I see a lot of Labour Party by election campaigns across the country, but particularly in London. I see campaigns where the Labour Party is defending seats, challenging for seats or simply put up a ‘token’ candidate. I see Labour campaigns in areas where they control the council, where they are the official opposition and where they have little or no representation.
This is the first time I have seen Labour campaign material that not once, not twice but three times made a big play of a campaign to fly the Union flag over the Town Hall in Lewisham. Lewisham Town Hall – a building and council that the Labour Party has controlled for over 20 years.
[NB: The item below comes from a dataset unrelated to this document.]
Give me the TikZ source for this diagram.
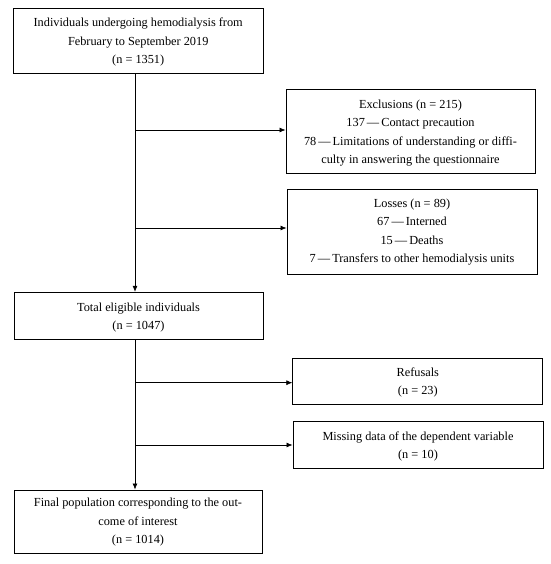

So instead of campaigning on how good they are at running the council, or dog sh*t, ort trees, or protecting the local environment or any other of the local issues that council by-election campaigns are normally about, the Labour Party decides to campaign on having the Union flag flying over the Town Hall. Was that really THE issue in Lewisham at this time?
And the difference in this by-election? An opposition Party – who held the ward anyway – had as one of their candidates a black man standing for them. The temerity of it!
Hugh Muir had a very good article in today’s Guardian about the state of race relations ten years after the publication of the Macpherson report. I suggest today, that in Lewisham Labour Party, and probably the senior echelons of the London Labour party (at least) there should be people examining their consciences over the by-election campaign run in Downham ward Lewisham.
Why? Because one of the victorious candidates on Thursday night was Duwayne Brooks. Thats Duwayne Brooks the (then) boy who was with Stephen Lawrence on the night he was murdered by racists in south east London.
Just think about it all you apologists for the Labour Party. Imagine what you would be saying if the Conservatives had run a campaign like that which the Labour party ran in Downham ward in the last four weeks? The campaign wasn’t about Union flags; it was about sending dog whistle messages to certain sections of the electorate in Downham. You set back the campaigning efforts of John Cruddus and others and give encouragement to racist parties. Thank god the tactics failed, and failed miserably.
Nick, thanks for explaining the context of all this….
I appreciate what you are saying, and I’ve no doubt you are right.